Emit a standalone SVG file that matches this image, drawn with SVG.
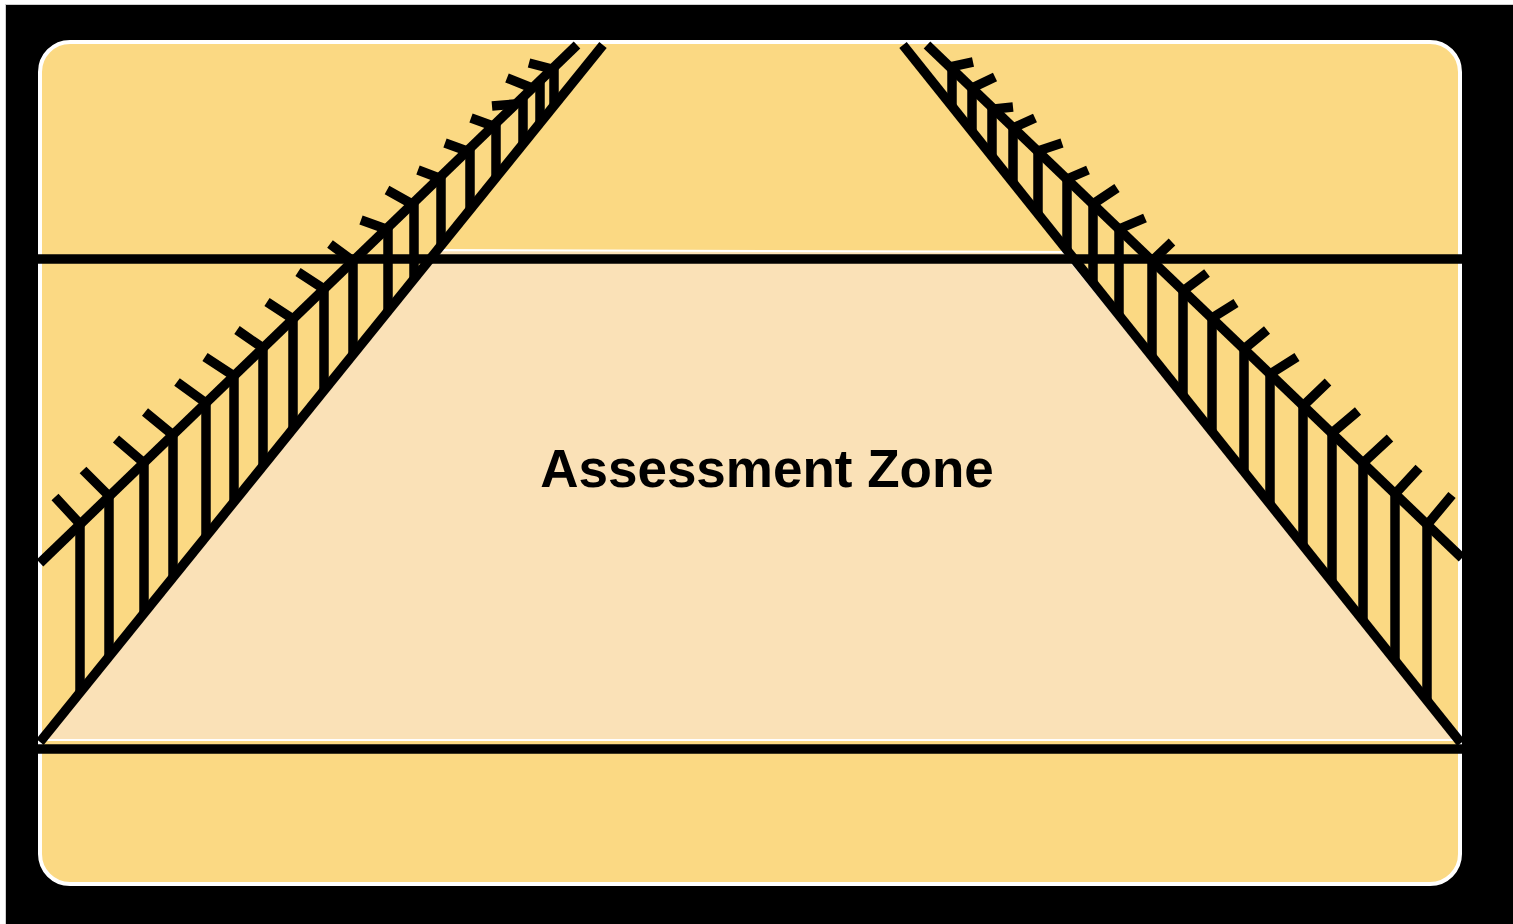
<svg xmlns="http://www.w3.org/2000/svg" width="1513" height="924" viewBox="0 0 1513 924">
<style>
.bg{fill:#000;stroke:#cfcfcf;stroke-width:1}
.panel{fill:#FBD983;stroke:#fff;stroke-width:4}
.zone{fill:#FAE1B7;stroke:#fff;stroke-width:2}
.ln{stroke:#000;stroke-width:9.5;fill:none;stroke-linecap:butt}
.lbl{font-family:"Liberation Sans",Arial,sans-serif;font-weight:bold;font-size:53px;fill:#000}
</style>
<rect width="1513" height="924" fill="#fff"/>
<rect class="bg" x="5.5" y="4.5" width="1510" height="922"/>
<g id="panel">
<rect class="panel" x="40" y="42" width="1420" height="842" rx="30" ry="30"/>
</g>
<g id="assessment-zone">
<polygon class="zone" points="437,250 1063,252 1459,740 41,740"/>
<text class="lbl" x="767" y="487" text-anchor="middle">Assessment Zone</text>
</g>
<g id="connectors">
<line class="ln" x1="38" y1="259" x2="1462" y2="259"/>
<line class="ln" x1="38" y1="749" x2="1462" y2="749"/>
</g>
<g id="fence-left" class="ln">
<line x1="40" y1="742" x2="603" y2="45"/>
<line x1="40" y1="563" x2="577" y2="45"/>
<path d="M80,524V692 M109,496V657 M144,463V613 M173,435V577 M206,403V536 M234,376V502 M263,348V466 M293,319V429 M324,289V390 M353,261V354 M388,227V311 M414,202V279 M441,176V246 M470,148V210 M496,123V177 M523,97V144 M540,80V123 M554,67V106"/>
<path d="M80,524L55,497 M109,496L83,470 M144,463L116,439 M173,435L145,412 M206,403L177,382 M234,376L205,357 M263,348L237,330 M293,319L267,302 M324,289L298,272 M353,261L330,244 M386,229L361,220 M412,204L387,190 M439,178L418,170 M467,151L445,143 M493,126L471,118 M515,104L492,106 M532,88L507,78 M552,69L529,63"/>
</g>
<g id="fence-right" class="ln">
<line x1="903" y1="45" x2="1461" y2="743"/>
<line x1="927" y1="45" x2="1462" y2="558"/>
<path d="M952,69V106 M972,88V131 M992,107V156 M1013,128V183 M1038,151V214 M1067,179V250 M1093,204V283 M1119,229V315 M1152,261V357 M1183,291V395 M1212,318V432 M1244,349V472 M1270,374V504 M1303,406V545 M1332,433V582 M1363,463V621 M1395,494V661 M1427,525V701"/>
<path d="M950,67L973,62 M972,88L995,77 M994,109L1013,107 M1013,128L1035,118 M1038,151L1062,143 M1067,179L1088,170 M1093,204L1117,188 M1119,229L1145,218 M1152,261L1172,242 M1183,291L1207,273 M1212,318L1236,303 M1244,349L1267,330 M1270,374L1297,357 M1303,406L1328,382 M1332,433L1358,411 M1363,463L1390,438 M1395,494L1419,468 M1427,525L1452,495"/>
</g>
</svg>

**PROMPT:**
All the lines above are to be given again exactly as they read, with the pictures removed.

**OUTPUT OF THE EXERCISE:**
Emit a standalone SVG file that matches this image, drawn with SVG.
<svg xmlns="http://www.w3.org/2000/svg" width="1513" height="924" viewBox="0 0 1513 924">
<style>
.bg{fill:#000;stroke:#cfcfcf;stroke-width:1}
.panel{fill:#FBD983;stroke:#fff;stroke-width:4}
.zone{fill:#FAE1B7;stroke:#fff;stroke-width:2}
.ln{stroke:#000;stroke-width:9.5;fill:none;stroke-linecap:butt}
.lbl{font-family:"Liberation Sans",Arial,sans-serif;font-weight:bold;font-size:53px;fill:#000}
</style>
<rect width="1513" height="924" fill="#fff"/>
<rect class="bg" x="5.5" y="4.5" width="1510" height="922"/>
<g id="panel">
<rect class="panel" x="40" y="42" width="1420" height="842" rx="30" ry="30"/>
</g>
<g id="assessment-zone">
<polygon class="zone" points="437,250 1063,252 1459,740 41,740"/>
<text class="lbl" x="767" y="487" text-anchor="middle">Assessment Zone</text>
</g>
<g id="connectors">
<line class="ln" x1="38" y1="259" x2="1462" y2="259"/>
<line class="ln" x1="38" y1="749" x2="1462" y2="749"/>
</g>
<g id="fence-left" class="ln">
<line x1="40" y1="742" x2="603" y2="45"/>
<line x1="40" y1="563" x2="577" y2="45"/>
<path d="M80,524V692 M109,496V657 M144,463V613 M173,435V577 M206,403V536 M234,376V502 M263,348V466 M293,319V429 M324,289V390 M353,261V354 M388,227V311 M414,202V279 M441,176V246 M470,148V210 M496,123V177 M523,97V144 M540,80V123 M554,67V106"/>
<path d="M80,524L55,497 M109,496L83,470 M144,463L116,439 M173,435L145,412 M206,403L177,382 M234,376L205,357 M263,348L237,330 M293,319L267,302 M324,289L298,272 M353,261L330,244 M386,229L361,220 M412,204L387,190 M439,178L418,170 M467,151L445,143 M493,126L471,118 M515,104L492,106 M532,88L507,78 M552,69L529,63"/>
</g>
<g id="fence-right" class="ln">
<line x1="903" y1="45" x2="1461" y2="743"/>
<line x1="927" y1="45" x2="1462" y2="558"/>
<path d="M952,69V106 M972,88V131 M992,107V156 M1013,128V183 M1038,151V214 M1067,179V250 M1093,204V283 M1119,229V315 M1152,261V357 M1183,291V395 M1212,318V432 M1244,349V472 M1270,374V504 M1303,406V545 M1332,433V582 M1363,463V621 M1395,494V661 M1427,525V701"/>
<path d="M950,67L973,62 M972,88L995,77 M994,109L1013,107 M1013,128L1035,118 M1038,151L1062,143 M1067,179L1088,170 M1093,204L1117,188 M1119,229L1145,218 M1152,261L1172,242 M1183,291L1207,273 M1212,318L1236,303 M1244,349L1267,330 M1270,374L1297,357 M1303,406L1328,382 M1332,433L1358,411 M1363,463L1390,438 M1395,494L1419,468 M1427,525L1452,495"/>
</g>
</svg>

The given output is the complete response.